> **DATASET CONTENT**:
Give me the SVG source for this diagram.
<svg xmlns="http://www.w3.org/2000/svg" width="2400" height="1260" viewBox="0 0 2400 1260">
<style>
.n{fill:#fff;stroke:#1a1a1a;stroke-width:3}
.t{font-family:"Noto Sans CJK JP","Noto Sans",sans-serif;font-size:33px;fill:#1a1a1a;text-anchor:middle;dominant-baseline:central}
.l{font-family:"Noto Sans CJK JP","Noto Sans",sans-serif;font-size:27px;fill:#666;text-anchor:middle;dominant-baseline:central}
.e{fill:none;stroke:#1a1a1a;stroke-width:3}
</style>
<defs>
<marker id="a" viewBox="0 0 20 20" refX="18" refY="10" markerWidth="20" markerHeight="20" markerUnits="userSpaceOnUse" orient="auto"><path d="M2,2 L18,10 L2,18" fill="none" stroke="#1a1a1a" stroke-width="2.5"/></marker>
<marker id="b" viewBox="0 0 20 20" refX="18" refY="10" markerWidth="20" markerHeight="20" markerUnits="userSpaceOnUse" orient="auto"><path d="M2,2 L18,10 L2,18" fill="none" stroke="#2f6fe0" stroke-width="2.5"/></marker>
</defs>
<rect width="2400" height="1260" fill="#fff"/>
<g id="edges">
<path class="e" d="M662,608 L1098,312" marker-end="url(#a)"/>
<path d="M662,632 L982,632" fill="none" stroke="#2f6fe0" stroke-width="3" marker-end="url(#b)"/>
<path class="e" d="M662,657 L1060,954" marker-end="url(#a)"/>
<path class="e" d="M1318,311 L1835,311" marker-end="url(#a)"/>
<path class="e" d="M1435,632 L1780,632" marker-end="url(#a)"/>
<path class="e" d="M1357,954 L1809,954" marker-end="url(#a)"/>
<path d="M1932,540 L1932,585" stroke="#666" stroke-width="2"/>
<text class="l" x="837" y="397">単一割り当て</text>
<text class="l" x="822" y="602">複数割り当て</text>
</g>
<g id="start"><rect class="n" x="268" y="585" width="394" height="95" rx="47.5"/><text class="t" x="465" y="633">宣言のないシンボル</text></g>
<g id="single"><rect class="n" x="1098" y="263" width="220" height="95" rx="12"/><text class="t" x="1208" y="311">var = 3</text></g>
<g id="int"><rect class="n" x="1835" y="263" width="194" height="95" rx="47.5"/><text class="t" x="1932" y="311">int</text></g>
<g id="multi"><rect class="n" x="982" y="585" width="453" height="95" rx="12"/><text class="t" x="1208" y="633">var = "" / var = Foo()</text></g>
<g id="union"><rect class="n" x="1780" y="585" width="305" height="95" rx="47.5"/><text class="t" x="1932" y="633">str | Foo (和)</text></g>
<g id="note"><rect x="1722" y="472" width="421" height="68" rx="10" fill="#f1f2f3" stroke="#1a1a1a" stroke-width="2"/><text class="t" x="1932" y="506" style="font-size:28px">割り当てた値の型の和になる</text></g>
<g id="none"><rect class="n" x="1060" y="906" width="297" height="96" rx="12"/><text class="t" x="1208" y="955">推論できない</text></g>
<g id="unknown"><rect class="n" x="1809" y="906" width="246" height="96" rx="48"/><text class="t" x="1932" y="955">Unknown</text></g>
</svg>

> **WHAT THE TASK ASKS**: Exactly reproduce the material above.

> **OUTPUT**:
Give me the SVG source for this diagram.
<svg xmlns="http://www.w3.org/2000/svg" width="2400" height="1260" viewBox="0 0 2400 1260">
<style>
.n{fill:#fff;stroke:#1a1a1a;stroke-width:3}
.t{font-family:"Noto Sans CJK JP","Noto Sans",sans-serif;font-size:33px;fill:#1a1a1a;text-anchor:middle;dominant-baseline:central}
.l{font-family:"Noto Sans CJK JP","Noto Sans",sans-serif;font-size:27px;fill:#666;text-anchor:middle;dominant-baseline:central}
.e{fill:none;stroke:#1a1a1a;stroke-width:3}
</style>
<defs>
<marker id="a" viewBox="0 0 20 20" refX="18" refY="10" markerWidth="20" markerHeight="20" markerUnits="userSpaceOnUse" orient="auto"><path d="M2,2 L18,10 L2,18" fill="none" stroke="#1a1a1a" stroke-width="2.5"/></marker>
<marker id="b" viewBox="0 0 20 20" refX="18" refY="10" markerWidth="20" markerHeight="20" markerUnits="userSpaceOnUse" orient="auto"><path d="M2,2 L18,10 L2,18" fill="none" stroke="#2f6fe0" stroke-width="2.5"/></marker>
</defs>
<rect width="2400" height="1260" fill="#fff"/>
<g id="edges">
<path class="e" d="M662,608 L1098,312" marker-end="url(#a)"/>
<path d="M662,632 L982,632" fill="none" stroke="#2f6fe0" stroke-width="3" marker-end="url(#b)"/>
<path class="e" d="M662,657 L1060,954" marker-end="url(#a)"/>
<path class="e" d="M1318,311 L1835,311" marker-end="url(#a)"/>
<path class="e" d="M1435,632 L1780,632" marker-end="url(#a)"/>
<path class="e" d="M1357,954 L1809,954" marker-end="url(#a)"/>
<path d="M1932,540 L1932,585" stroke="#666" stroke-width="2"/>
<text class="l" x="837" y="397">単一割り当て</text>
<text class="l" x="822" y="602">複数割り当て</text>
</g>
<g id="start"><rect class="n" x="268" y="585" width="394" height="95" rx="47.5"/><text class="t" x="465" y="633">宣言のないシンボル</text></g>
<g id="single"><rect class="n" x="1098" y="263" width="220" height="95" rx="12"/><text class="t" x="1208" y="311">var = 3</text></g>
<g id="int"><rect class="n" x="1835" y="263" width="194" height="95" rx="47.5"/><text class="t" x="1932" y="311">int</text></g>
<g id="multi"><rect class="n" x="982" y="585" width="453" height="95" rx="12"/><text class="t" x="1208" y="633">var = "" / var = Foo()</text></g>
<g id="union"><rect class="n" x="1780" y="585" width="305" height="95" rx="47.5"/><text class="t" x="1932" y="633">str | Foo (和)</text></g>
<g id="note"><rect x="1722" y="472" width="421" height="68" rx="10" fill="#f1f2f3" stroke="#1a1a1a" stroke-width="2"/><text class="t" x="1932" y="506" style="font-size:28px">割り当てた値の型の和になる</text></g>
<g id="none"><rect class="n" x="1060" y="906" width="297" height="96" rx="12"/><text class="t" x="1208" y="955">推論できない</text></g>
<g id="unknown"><rect class="n" x="1809" y="906" width="246" height="96" rx="48"/><text class="t" x="1932" y="955">Unknown</text></g>
</svg>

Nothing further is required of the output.